The Aesthetics of Worship

Why do we sing in church, in our living room, at a concert, etc.?

“Is there (or should there be) a palpable difference between the aesthetics of worship and other opportunities for singing together? Does the context of a coffee house, campfire, concert hall, stadium, living room, or sanctuary change our expectations and practice of making music?

 

In my last post, I set out a series of questions–including the following–regarding the content of music in worship:

Is there (or should there be) a palpable difference between the aesthetics of worship and other opportunities for singing together? Does the context of a coffee house, campfire, concert hall, stadium, living room, or sanctuary change our expectations and practice of making music?

At the heart of these questions lies the issue of purpose. Why do we sing in church, in our living room, at a concert, etc.? How is this singing led?

For example, if you are a popular music artist on tour in front of 15,000 people in a stadium you will necessarily lead/perform/sing differently than in the intimate setting of a coffeehouse or house concert. The environment of the venue and the purpose of the music serve different functions in different settings. Imagine a country or pop artist jumping up and down around your living room in front of a dozen people—it’s a little incongruent.

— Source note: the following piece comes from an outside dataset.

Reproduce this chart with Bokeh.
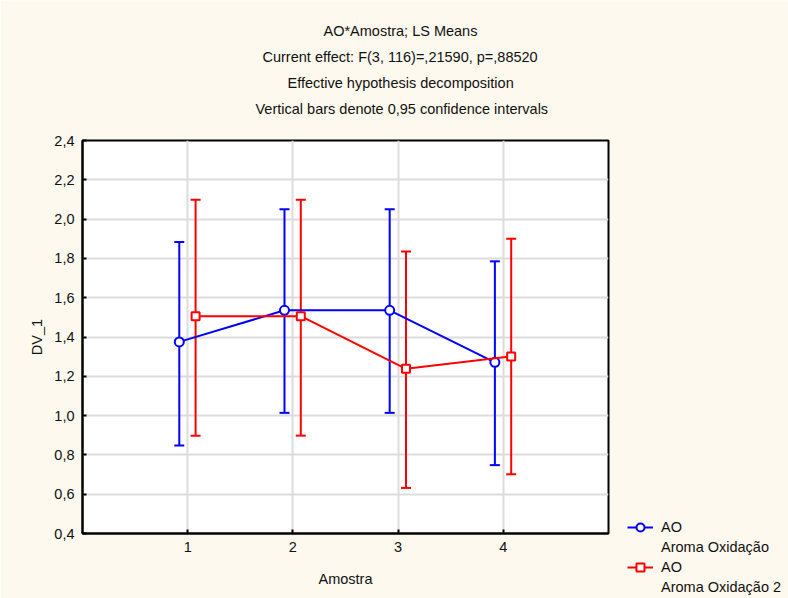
from bokeh.plotting import figure
from bokeh.models import (ColumnDataSource, Range1d, FixedTicker, CustomJSTickFormatter,
                          Whisker, TeeHead, Title, Legend, LegendItem)
from bokeh.transform import dodge
from bokeh.embed import file_html
from bokeh.resources import INLINE

# ---- data ----
amostra = [1, 2, 3, 4]
ao1_mean = [1.375, 1.536, 1.536, 1.271]
ao1_upper = [1.884, 2.050, 2.050, 1.785]
ao1_lower = [0.848, 1.014, 1.014, 0.748]
ao2_mean = [1.506, 1.506, 1.238, 1.301]
ao2_upper = [2.099, 2.099, 1.835, 1.900]
ao2_lower = [0.898, 0.898, 0.632, 0.701]
y_ticks = [0.4, 0.6, 0.8, 1.0, 1.2, 1.4, 1.6, 1.8, 2.0, 2.2, 2.4]
x_ticks = [1, 2, 3, 4]
title_lines = ["AO*Amostra; LS Means",
               "Current effect: F(3, 116)=,21590, p=,88520",
               "Effective hypothesis decomposition",
               "Vertical bars denote 0,95 confidence intervals"]
series_names = ["AO", "Aroma Oxidação", "AO", "Aroma Oxidação 2"]

FONT = "Liberation Sans"
FS = "14.5px"
BG = "#fdf9ee"
BLUE = "#0000ff"
RED = "#ff0000"

src1 = ColumnDataSource(dict(x=amostra, y=ao1_mean, upper=ao1_upper, lower=ao1_lower))
src2 = ColumnDataSource(dict(x=amostra, y=ao2_mean, upper=ao2_upper, lower=ao2_lower))

p = figure(frame_width=526, frame_height=393, output_backend="svg", toolbar_location=None,
           x_range=Range1d(0, 5), y_range=Range1d(0.4, 2.4),
           min_border_left=82, min_border_right=180, min_border_top=140, min_border_bottom=65)
p.title.visible = False
p.background_fill_color = "white"
p.border_fill_color = BG
p.outline_line_color = "black"
p.outline_line_width = 2

# spacer between the frame and the title block
p.add_layout(Title(text=" ", text_font=FONT, text_font_size=FS, standoff=2), "above")
# titles (added bottom line first so it sits nearest the frame); left offsets centre them on the page
title_offsets = [241, 180, 205, 173]
for i in reversed(range(len(title_lines))):
    ttl = Title(text=title_lines[i], align="left", offset=title_offsets[i], text_font=FONT,
                text_font_size=FS, text_font_style="normal", text_color="#111111", standoff=8)
    p.add_layout(ttl, "above")

# axes
p.xaxis.ticker = FixedTicker(ticks=x_ticks)
p.yaxis.ticker = FixedTicker(ticks=y_ticks)
p.yaxis.formatter = CustomJSTickFormatter(code="return tick.toFixed(1).replace('.', ',');")
for ax in (p.xaxis, p.yaxis):
    ax.axis_line_color = "black"
    ax.axis_line_width = 2
    ax.major_tick_in = 4
    ax.major_tick_out = 0
    ax.major_tick_line_color = "black"
    ax.major_tick_line_width = 2
    ax.minor_tick_line_color = None
    ax.major_label_text_font = FONT
    ax.major_label_text_font_size = FS
    ax.major_label_text_color = "#111111"
    ax.major_label_standoff = 8
    ax.axis_label_text_font = FONT
    ax.axis_label_text_font_size = FS
    ax.axis_label_text_font_style = "normal"
    ax.axis_label_text_color = "#111111"
p.xaxis.axis_label = "Amostra"
p.yaxis.axis_label = "DV_1"
p.xaxis.axis_label_standoff = 16
p.yaxis.axis_label_standoff = 6

p.grid.grid_line_color = "#dcdcdc"
p.grid.grid_line_width = 2

# series 1 (blue)
x1 = dodge("x", -0.08)
w1 = Whisker(base=x1, upper="upper", lower="lower", source=src1,
             line_color=BLUE, line_width=2,
             upper_head=TeeHead(size=10, line_color=BLUE, line_width=2),
             lower_head=TeeHead(size=10, line_color=BLUE, line_width=2))
p.add_layout(w1)
l1 = p.line(x=x1, y="y", source=src1, line_color=BLUE, line_width=2)
m1 = p.scatter(x=x1, y="y", source=src1, marker="circle", size=9,
               line_color=BLUE, line_width=2, fill_color="white")

# series 2 (red)
x2 = dodge("x", 0.075)
w2 = Whisker(base=x2, upper="upper", lower="lower", source=src2,
             line_color=RED, line_width=2,
             upper_head=TeeHead(size=10, line_color=RED, line_width=2),
             lower_head=TeeHead(size=10, line_color=RED, line_width=2))
p.add_layout(w2)
l2 = p.line(x=x2, y="y", source=src2, line_color=RED, line_width=2)
m2 = p.scatter(x=x2, y="y", source=src2, marker="square", size=8,
               line_color=RED, line_width=2, fill_color="white")

# invisible renderer for the second label lines
blank = p.scatter(x=x1, y="y", source=src1, marker="circle", size=1,
                  line_alpha=0, fill_alpha=0)

legend = Legend(items=[
    LegendItem(label=series_names[0], renderers=[l1, m1]),
    LegendItem(label=series_names[1], renderers=[blank]),
    LegendItem(label=series_names[2], renderers=[l2, m2]),
    LegendItem(label=series_names[3], renderers=[blank]),
], location=(14, -69), orientation="vertical",
    background_fill_alpha=0, border_line_alpha=0,
    label_text_font=FONT, label_text_font_size=FS, label_text_color="#111111",
    glyph_width=26, glyph_height=20, label_height=20, label_standoff=8,
    spacing=0, padding=5, margin=0)
p.add_layout(legend, "right")

open("out.html", "w").write(file_html(p, INLINE))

I once went to a Christmas concert starring several well-known artists. This was the first year that the concert had moved from a smaller setting to a large arena. However, the artists had not made the mental shift in their own heads as to what that meant for the show. The intimacy of interacting with the audience was lost when you have thousands of people in a large space on multiple levels. Also a bit unusual were the vendors walking up and down the stairs in the nosebleed sections selling beer during a Christmas concert. The arena treated the event as a concert; the artists were in the frame of mind of a hometown Christmas concert/sing-a-long. The venue won and the audience was perplexed.